No. 10 Squadron comprised 60 men and was commanded by an officer. They embarked for Gallipoli and landed towards the end of April – approximately a week after the initial invasion of the peninsula. They had a mix of transport, including motor cycles and armoured vans (converted form Ford cars). The motor cycles were equipped with the Maxim machine guns and were the mainstay of this particular Squadron’s fighting strength.
The expected break-through of the Turkish lines had not happened (and would never happen) and, as such, the terrain was unsuitable for the Squadron to deploy in its anticipated way. Instead, the motor cycles remained on the ship and the men disembarked with their machine guns and deployed as “ordinary” gunners supporting the Marines and other troops of the Royal Naval Division.

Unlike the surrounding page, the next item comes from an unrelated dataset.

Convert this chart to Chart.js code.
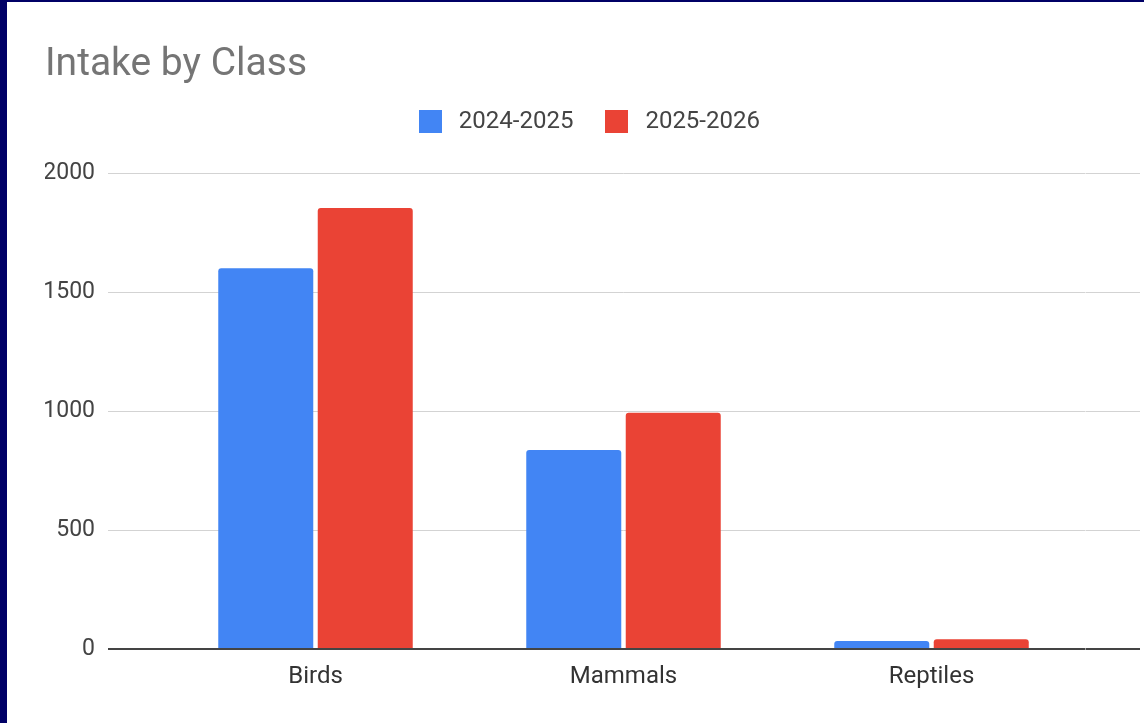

4 June saw the British attack which became officially known as the Third Battle of Krithia (after the town which was just behind the Turkish lines). Records no longer exist of the Squadron’s part in this Battle and it is, therefore, not possible to know the circumstances under which Oswald was killed. It is unlikely that he would have advanced with the infantry so it is most likely he killed by shellfire.
He was originally buried nearby at Gully Ravine, but over the course of the War after the evacuation, the actual identification of his grave was lost. After the Armistice, many of the bodies were moved from the Ravine to Twelve Trees Copse Cemetery and those who could not identified are now commemorated on a Memorial within the Cemetery.
The War would bring a double tragedy to the New family and, in the late spring of 1918, the letter dreaded by every family would again arise to tell them that Oliver had also been killed.